Een recent vonnis van het Gerechtshof van Cáceres in Extremadura heeft een conflict tussen eigenaren beslecht vanwege het geluid dat een airconditioning veroorzaakte. De uitspraak benadrukt dat geluid een inbreuk kan zijn op het fundamentele recht op privacy, zelfs als het apparaat zich binnen het eigendom van de gedaagde bevindt.
In dit geval was de buitenunit van de airconditioning geplaatst in een privé-binnenplaats. De aangrenzende buren klaagden over aanzienlijke overlast, ondanks dat de tijden waarop de airconditioning mocht worden gebruikt door de vereniging van huiseigenaren waren vastgesteld. De huurder van de woning met airconditioning had deze huisregels tijden niet gerespecteerd, waarop de vereniging van huiseigenaren juridische stappen ondernam.
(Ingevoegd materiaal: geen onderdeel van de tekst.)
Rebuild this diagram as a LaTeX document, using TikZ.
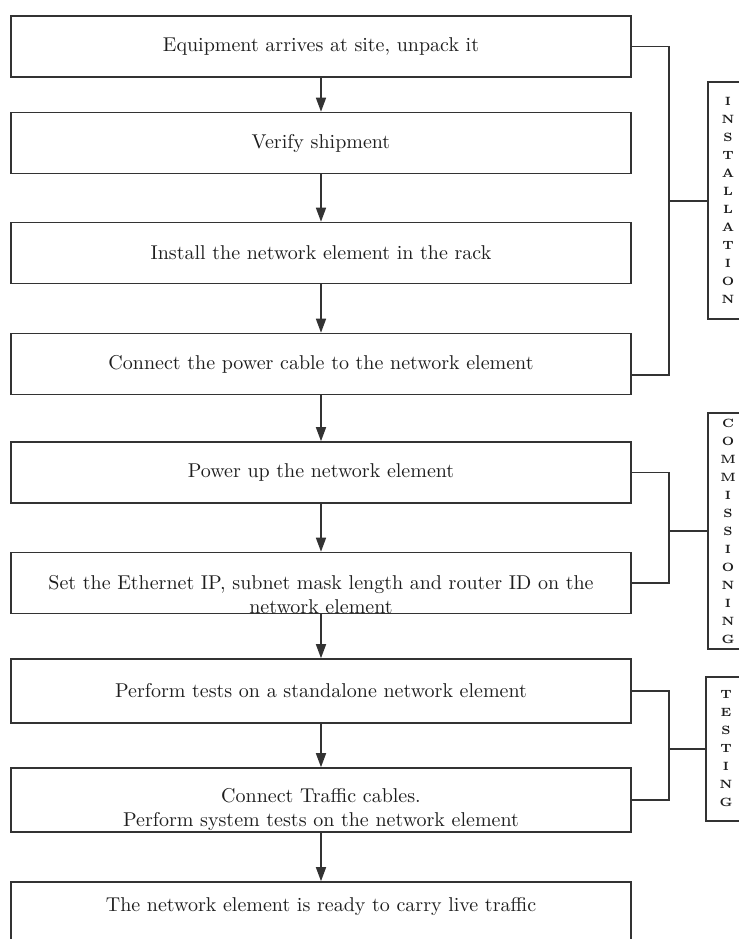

De rechtbank verwierp de vordering van de vereniging van huiseigenaren, omdat er geen bewijs was dat de toegestane geluidsniveaus waren overschreden. Het Gerechtshof besloot de uitspraak van de rechtbank echter te vernietigen. Het Gerechtshof oordeelde dat de ernstige overlast die de buren hadden, belangrijker was dan het feit dat de airconditioning zich binnen het eigendom van de gedaagde bevond.
Het Gerechtshof benadrukte het belang van overeenkomsten van de vereniging van huiseigenaren. Deze had in dit geval vastgesteld dat de airconditioning niet ’s nachts mocht worden gebruikt. Het Gerechtshof oordeelde dat deze afspraak bindend was voor de huurder van de woning met airconditioning.
Het Gerechtshof veroordeelde de verhuurder en de huurder van de woning tot het verplaatsen van de buitenunit van de airconditioning. De uitspraak benadrukt dat het eigendomsrecht niet absoluut is wanneer het in conflict komt met het recht op rust van anderen.